Re: [PATCH 1/2] md, raid1, raid10: Set MD_BROKEN for RAID1 and RAID10

"Tkaczyk, Mariusz" <mariusz.tkaczyk@xxxxxxxxxxxxxxx> · Tue, 28 Sep 2021 09:33:10 +0200




Hi Song,

On 28.09.2021 00:59, Song Liu wrote:
+               if (!test_bit(Faulty, &rdev->flags) &&
+                    !test_bit(MD_BROKEN, &mddev->flags) &&
+                    (bio->bi_opf & MD_FAILFAST)) {

So with MD_BROKEN, we will not try to update the SB?
Array is dead, is there added value in writing failed state?

I think there is still value to remember this. Say a raid1 with 2 drives,
A and B. If B is unpluged from the system, we would like to update SB
on A to remember that. Otherwise, if B is pluged back later (maybe after
system reset), we won't tell which one has the latest data.

Does this make sense?

Removing one drive from raid1 array doesn't cause raid failure.
So, removing B will be recorded on A.
Raid1 is not good example because to fail array we need to remove
all members, so MD_BROKEN doesn't matter because
!test_bit(Faulty, &rdev->flags) is true.

Let say that we have raid10 with member A, B, C, D. Member A is removed,
and it is recorded correctly (we are degraded now). Next, member B is
removed which causes array failure.
W/ my patch:
member B failure is not saved on members C and D. Raid is failed but
it is not recorded in metadata.
w/o my patch:
member B failure is saved on C and D, and metadata is in failed state.
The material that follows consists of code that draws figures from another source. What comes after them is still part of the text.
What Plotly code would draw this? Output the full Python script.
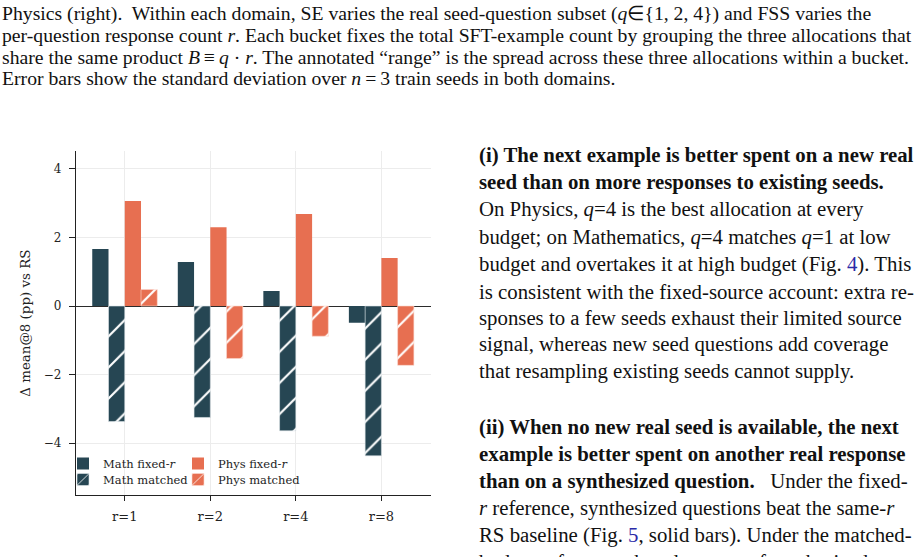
import plotly.graph_objects as go

W, H = 924, 557

categories = ["r=1", "r=2", "r=4", "r=8"]
math_fixed = [1.66, 1.28, 0.44, -0.49]
math_matched = [-3.37, -3.25, -3.64, -4.37]
phys_fixed = [3.06, 2.30, 2.68, 1.40]
phys_matched = [0.48, -1.53, -0.88, -1.73]
ytick_vals = [4, 2, 0, -2, -4]

DARK = "#264653"
ORANGE = "#E76F51"

def px(x):
    return x / W

def py(y):
    return 1 - y / H

fig = go.Figure()
fig.add_trace(go.Bar(x=categories, y=math_fixed, name="Math fixed-<i>r</i>",
                     marker=dict(color=DARK, line=dict(width=0)), legend="legend"))
fig.add_trace(go.Bar(x=categories, y=math_matched, name="Math matched",
                     marker=dict(color=DARK, line=dict(color="#dfe6ea", width=0.6),
                                 pattern=dict(shape="/", fgcolor="white", bgcolor=DARK,
                                              size=22, solidity=0.1, fillmode="replace")),
                     legend="legend3"))
fig.add_trace(go.Bar(x=categories, y=phys_fixed, name="Phys fixed-<i>r</i>",
                     marker=dict(color=ORANGE, line=dict(width=0)), legend="legend2"))
fig.add_trace(go.Bar(x=categories, y=phys_matched, name="Phys matched",
                     marker=dict(color=ORANGE, line=dict(color="#fbd9cf", width=0.6),
                                 pattern=dict(shape="/", fgcolor="white", bgcolor=ORANGE,
                                              size=22, solidity=0.1, fillmode="replace")),
                     legend="legend4"))

serif = "DejaVu Serif"
leg_common = dict(orientation="v", xanchor="left", yanchor="top",
                  bgcolor="rgba(0,0,0,0)", borderwidth=0,
                  font=dict(family=serif, size=11.5, color="#222"),
                  itemwidth=30)
fig.update_layout(
    width=W, height=H,
    margin=dict(l=0, r=0, t=0, b=0),
    paper_bgcolor="white", plot_bgcolor="white",
    barmode="group", bargap=0.24, bargroupgap=0,
    font=dict(family=serif, size=12, color="#222"),
    xaxis=dict(domain=[px(76), px(431)], range=[-0.57, 3.58],
               showgrid=True, gridcolor="#ececec", gridwidth=1,
               showline=True, linecolor="#222", linewidth=1.3,
               ticks="outside", ticklen=5, tickcolor="#222",
               ticklabelstandoff=4,
               tickfont=dict(family=serif, size=13, color="#222"),
               zeroline=False, fixedrange=True),
    yaxis=dict(domain=[py(495.3), py(151)], range=[-5.52, 4.52],
               tickvals=ytick_vals,
               showgrid=True, gridcolor="#ececec", gridwidth=1,
               showline=True, linecolor="#222", linewidth=1.3,
               ticks="outside", ticklen=6, tickcolor="#222",
               ticklabelstandoff=5,
               zeroline=True, zerolinecolor="#2b2b2b", zerolinewidth=1.3,
               tickfont=dict(family=serif, size=12, color="#222"),
               title=dict(text="Δ mean@8 (pp) vs RS", standoff=10,
                          font=dict(family=serif, size=13.4, color="#222"))),
    legend=dict(x=px(63), y=py(449), **leg_common),
    legend2=dict(x=px(178), y=py(449), **leg_common),
    legend3=dict(x=px(63), y=py(465), **leg_common),
    legend4=dict(x=px(178), y=py(465), **leg_common),
    showlegend=True,
)

# Surrounding page text
T = "\u2009"
cap_font = dict(family="Liberation Serif", size=19.7, color="#111")
caption = [
    "Physics (right).  Within each domain, SE varies the real seed-question subset (<i>q</i>∈{1, 2, 4}) and FSS varies the",
    "per-question response count <i>r</i>. Each bucket fixes the total SFT-example count by grouping the three allocations that",
    f"share the same product <i>B</i>{T}≡{T}<i>q</i> · <i>r</i>. The annotated “range” is the spread across these three allocations within a bucket.",
    f"Error bars show the standard deviation over <i>n</i>{T}={T}3 train seeds in both domains.",
]
cap_y = [13, 35, 57, 78]
for t, y in zip(caption, cap_y):
    fig.add_annotation(text=t, x=px(0), y=py(y), xref="paper", yref="paper",
                       xanchor="left", yanchor="middle", showarrow=False,
                       font=cap_font, align="left")

body_font = dict(family="Liberation Serif", size=20.8, color="#111")
LINK = "#2a2aa8"
body = [
    ("<b>(i) The next example is better spent on a new real</b>", 155),
    ("<b>seed than on more responses to existing seeds.</b>", 182),
    ("On Physics, <i>q</i>=4 is the best allocation at every", 209),
    ("budget; on Mathematics, <i>q</i>=4 matches <i>q</i>=1 at low", 236.5),
    (f"budget and overtakes it at high budget (Fig. <span style='color:{LINK}'>4</span>). This", 264),
    ("is consistent with the fixed-source account: extra re-", 291),
    ("sponses to a few seeds exhaust their limited source", 318),
    ("signal, whereas new seed questions add coverage", 343.5),
    ("that resampling existing seeds cannot supply.", 370.5),
    ("<b>(ii) When no new real seed is available, the next</b>", 426.5),
    ("<b>example is better spent on another real response</b>", 454),
    ("<b>than on a synthesized question.</b>   Under the fixed-", 481),
    ("<i>r</i> reference, synthesized questions beat the same-<i>r</i>", 508),
    (f"RS baseline (Fig. <span style='color:{LINK}'>5</span>, solid bars). Under the matched-", 535),
    ("budget reference, the advantage of synthesized", 562),
]
for t, y in body:
    fig.add_annotation(text=t, x=px(477), y=py(y), xref="paper", yref="paper",
                       xanchor="left", yanchor="middle", showarrow=False,
                       font=body_font, align="left")

fig.write_html("out.html")
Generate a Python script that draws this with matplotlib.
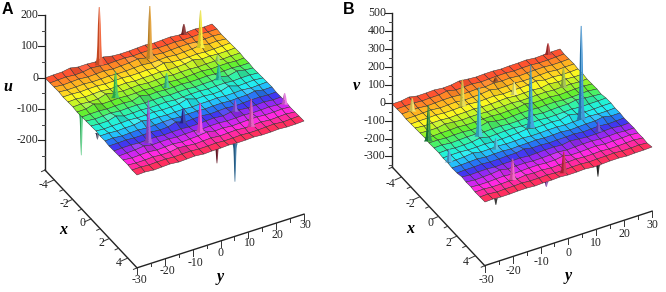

                          set_bit(MD_SB_NEED_REWRITE, &mddev->sb_flags);
                          set_bit(LastDev, &rdev->flags);
                  }
@@ -2979,7 +2980,8 @@ state_store(struct md_rdev *rdev, const char *buf, size_t len)
          int err = -EINVAL;
          if (cmd_match(buf, "faulty") && rdev->mddev->pers) {
                  md_error(rdev->mddev, rdev);
-               if (test_bit(Faulty, &rdev->flags))
+
+               if (!test_bit(MD_BROKEN, &rdev->mddev->flags))

I don't think this makes much sense. EBUSY for already failed array
sounds weird.
Also, shall we also set MD_BROKEN here?

Actually, we just called md_error above, so we don't need to set MD_BROKEN here.
But we shouldn't return EBUSY in such cases, right?

About EBUSY:
This is how it is implemented in mdadm, we are expecting it in
case of failure. See my fix[2].
I agree that it can be confusing, but this is how it is working.
Do you want to change it across mdadm and md?
This will break compatibility.

About MD_BROKEN:
As you see we are determining failure by checking rdev state, if "Faulty"
in flags after md_error() is not set, then it assumes that array is
failed and EBUSY is returned to userspace.

This changed the behavior for raid0, no?

W/o the change mdadm --fail on raid0 will get EBUSY. W/ this change,
it will get 0, and the device is NOT marked as faulty, right?

See commit mentioned in description. MD_BROKEN is used for raid0,
so EBUSY is returned, same as w/o patch.

Thanks,
Mariusz